Moreover, New Zealand Treasury's MEI in its report mentioned that key economic data releases in September point to stronger GDP growth over 2016 than expected in the Budget Economic and Fiscal Update. Solid GDP growth in the June quarter was driven by construction, with support from the services sector.
Also, the current account deficit narrowed and nominal GDP growth was strong, despite a decline in the terms of trade. Although most central banks held policy rates unchanged in September, the landscape of global monetary policy has changed with lowered prospects for future easing, despite continuing economic weakness.-Rtrs
New Zealand’ John Key has signalled a rapid and unexpected rise in interest rates and "something big that happens internationally" as the biggest threats to the New Zealand economy.
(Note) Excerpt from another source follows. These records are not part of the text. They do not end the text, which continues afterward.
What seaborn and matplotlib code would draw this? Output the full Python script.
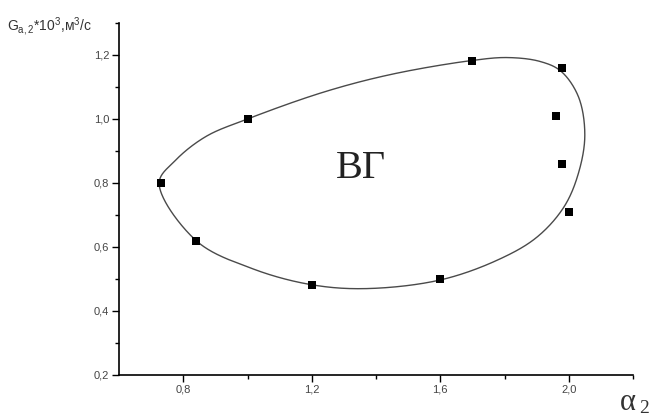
import numpy as np
import matplotlib
matplotlib.use("Agg")
import matplotlib.pyplot as plt
import seaborn as sns
import pandas as pd
from matplotlib.ticker import FixedLocator, FuncFormatter

# measured points
alpha2 = [0.73, 1.00, 1.70, 1.98, 1.96, 1.98, 2.00, 1.60, 1.20, 0.84]
G = [0.80, 1.00, 1.18, 1.16, 1.01, 0.86, 0.71, 0.50, 0.48, 0.62]

# closed contour
curve_x = [0.725, 0.775, 0.87, 1.00, 1.24, 1.45, 1.70, 1.81, 1.91, 1.975,
           2.03, 2.05, 2.03, 1.985, 1.90, 1.78, 1.60, 1.37, 1.20,
           1.016, 0.84]
curve_y = [0.80, 0.87, 0.945, 1.00, 1.085, 1.14, 1.183, 1.192, 1.18, 1.15,
           1.07, 0.95, 0.83, 0.725, 0.63, 0.56, 0.497, 0.47, 0.482,
           0.532, 0.62]

x_major = [0.8, 1.2, 1.6, 2.0]
x_minor = [1.0, 1.4, 1.8, 2.2]
y_major = [0.2, 0.4, 0.6, 0.8, 1.0, 1.2]
y_minor = [0.3, 0.5, 0.7, 0.9, 1.1, 1.3]


def closed_catmull_rom(xs, ys, n=60, alpha=0.5):
    P = np.column_stack([xs, ys])
    m = len(P)
    out = []
    for i in range(m):
        p0, p1, p2, p3 = P[(i - 1) % m], P[i], P[(i + 1) % m], P[(i + 2) % m]
        t0 = 0.0
        t1 = t0 + np.linalg.norm(p1 - p0) ** alpha
        t2 = t1 + np.linalg.norm(p2 - p1) ** alpha
        t3 = t2 + np.linalg.norm(p3 - p2) ** alpha
        t = np.linspace(t1, t2, n, endpoint=False)[:, None]
        a1 = (t1 - t) / (t1 - t0) * p0 + (t - t0) / (t1 - t0) * p1
        a2 = (t2 - t) / (t2 - t1) * p1 + (t - t1) / (t2 - t1) * p2
        a3 = (t3 - t) / (t3 - t2) * p2 + (t - t2) / (t3 - t2) * p3
        b1 = (t2 - t) / (t2 - t0) * a1 + (t - t0) / (t2 - t0) * a2
        b2 = (t3 - t) / (t3 - t1) * a2 + (t - t1) / (t3 - t1) * a3
        c = (t2 - t) / (t2 - t1) * b1 + (t - t1) / (t2 - t1) * b2
        out.append(c)
    out = np.vstack(out + [out[0][:1]])
    return out[:, 0], out[:, 1]


sns.set_theme(style="ticks")
plt.rcParams["font.family"] = ["Liberation Sans", "DejaVu Sans"]
plt.rcParams["mathtext.fontset"] = "custom"
plt.rcParams["mathtext.rm"] = "Liberation Sans"
plt.rcParams["mathtext.it"] = "Liberation Sans:italic"

fig = plt.figure(figsize=(6.55, 4.18), dpi=100)
fig.patch.set_facecolor("white")
ax = fig.add_axes([119 / 655, 43 / 418, 514 / 655, 352 / 418])
ax.set_facecolor("white")

cx, cy = closed_catmull_rom(curve_x, curve_y)
curve_df = pd.DataFrame({"x": cx, "y": cy})
sns.lineplot(data=curve_df, x="x", y="y", sort=False, estimator=None,
             color="#4a4a4a", linewidth=1.0, ax=ax)

pts = pd.DataFrame({"alpha2": alpha2, "G": G})
sns.scatterplot(data=pts, x="alpha2", y="G", marker="s", s=32, color="black",
                edgecolor="black", linewidth=0, ax=ax, zorder=3)

ax.set_xlim(0.6, 2.2)
ax.set_ylim(0.2, 1.3)
ax.set_xlabel("")
ax.set_ylabel("")

for s in ["top", "right"]:
    ax.spines[s].set_visible(False)
for s in ["left", "bottom"]:
    ax.spines[s].set_color("black")
    ax.spines[s].set_linewidth(1.2)

ax.xaxis.set_major_locator(FixedLocator(x_major))
ax.xaxis.set_minor_locator(FixedLocator(x_minor))
ax.yaxis.set_major_locator(FixedLocator(y_major))
ax.yaxis.set_minor_locator(FixedLocator(y_minor))
fmt = FuncFormatter(lambda v, p: f"{v:.1f}".replace(".", ","))
ax.xaxis.set_major_formatter(fmt)
ax.yaxis.set_major_formatter(fmt)

ax.tick_params(which="major", direction="out", length=5, width=1.0,
               color="black", labelsize=8, labelcolor="#444444", pad=2,
               bottom=True, left=True)
ax.tick_params(which="minor", direction="out", length=3, width=1.0,
               color="black", bottom=True, left=True)

ax.text(1.352, 0.844, "ВГ", family=["Liberation Serif", "DejaVu Serif"],
        fontsize=29, ha="center", va="center", color="#222222")

fig.text(7 / 655, 1 - 31 / 418, r"G$_{\mathrm{a,2}}$*10$^{\mathrm{3}}$,м$^{\mathrm{3}}$/с",
         fontsize=10, ha="left", va="baseline", color="#333333")

fig.text(620 / 655, 1 - 410 / 418, "α", family=["Liberation Serif", "DejaVu Serif"],
         fontsize=22, ha="left", va="baseline", color="#333333")
fig.text(639 / 655, 1 - 413 / 418, "2", family=["Liberation Serif", "DejaVu Serif"],
         fontsize=14, ha="left", va="baseline", color="#333333")

fig.savefig("out.png", dpi=100, facecolor="white")
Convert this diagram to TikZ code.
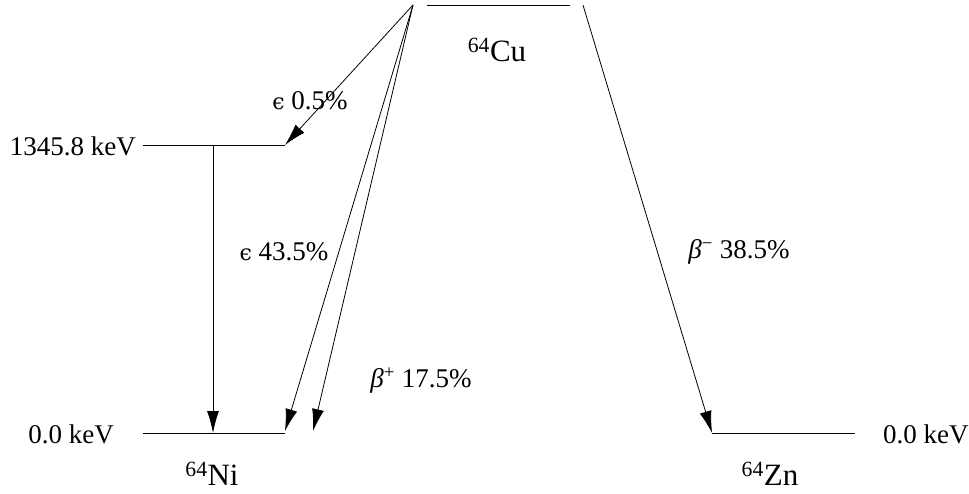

Said almost every recession we've had is driven by real interest rates going up and New Zealand has been enjoying economic growth at 3.6 percent of GDP - the highest grow rate in the OECD - on the back of a 70-year low in interest rates.
In additon, the RBNZ left the OCR unchanged at 2.00 percent in its September monetary policy meeting and indicated that the central bank will remain on track for an OCR cut at the November review. Despite solid economic growth, the RBNZ faces an uncomfortably slow return to the inflation target, with the risk that this could drag inflation expectations even lower.
We foresee that the central will hold its key interest rate until it examines the upcoming third quarter inflation, which is scheduled to release in late October. However, given the current market situation 25 basis points cut in November is widely anticipated among the investors.
“We expect the RBNZ will cut the Official Cash Rate twice more, rather than sit idly by while the NZD soars and inflation undershoots the target ad infinitum,” said ANZ in a report to clients.
Meanwhile, the New Zealand’s benchmark S&P/NZX50 Index closed up 11.40 points to 7,372.49.